Michella Lee is also a big "Oz" fan. As a local counselor, she sometimes asks clients to talk about the "Oz" character they identify with the most.
"I was probably 11 or 12 when I first saw it, and intially what really touched me was the loyalty portrayed in the characters and the longing I felt for that kind of loyalty," Lee said. "Later, I realized what Dorothy was really in search of was herself. But I related mostly to the lion, when people had all these expectations of you being big and brave, while internally, all the time he was walking around petrified.
"I think the movie also demonstrates how futile it is to depend on someone else to meet your needs and make you happy."
The 1998 Dothan High School production of "The Wizard of Oz" touched a Dothan minister to the point of writing his next sermon on universal lessons he saw in the story. Dr. Lawson Bryan, senior minister of First United Methodist Church, said he saw something in the scarecrow, tin man, cowardly lion and the little lost girl from Kansas, with which his entire congregation could relate the following Sunday.
Perhaps partly because of the troubles Garland had in her off-camera life, many people most acutely in touch with their pain seem to feel a connection with the emotions expressed in many of her songs.

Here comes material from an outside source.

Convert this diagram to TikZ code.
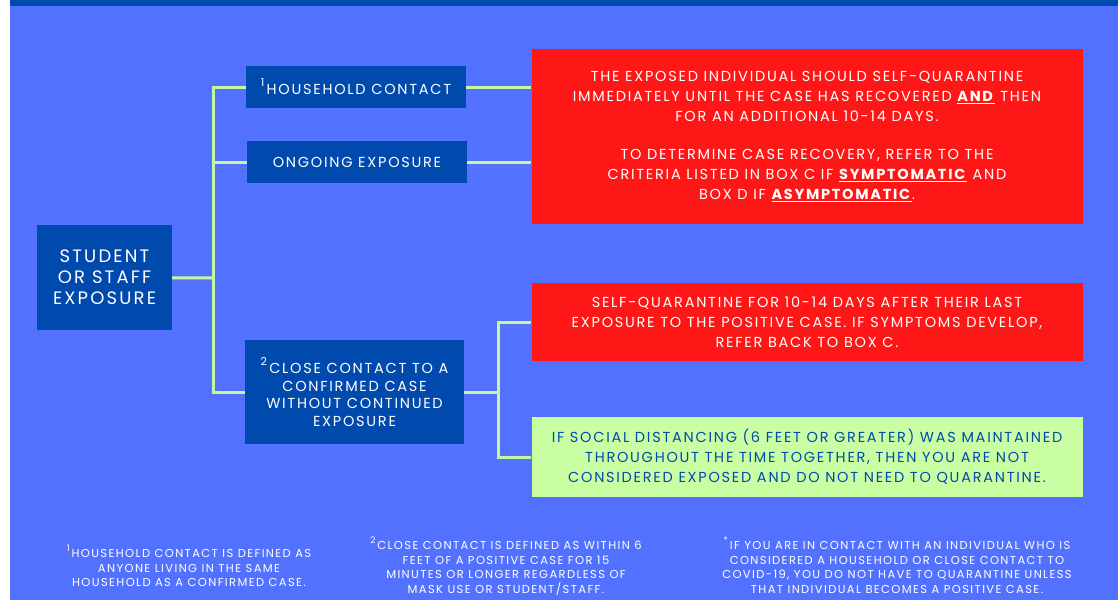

"The song, "Over the Rainbow" is a big reflection of that because she sung it with such sensitivity and from her soul," Dezso said. "The words to that song touch the hearts of people who have been wounded.
"Dorothy was a wounded, lost child and was quite aware of her feelings. She expressed a lot of the bravery, intellect and intuition that the scarecrow, tin man and cowardly lion had, yet thought they didn't."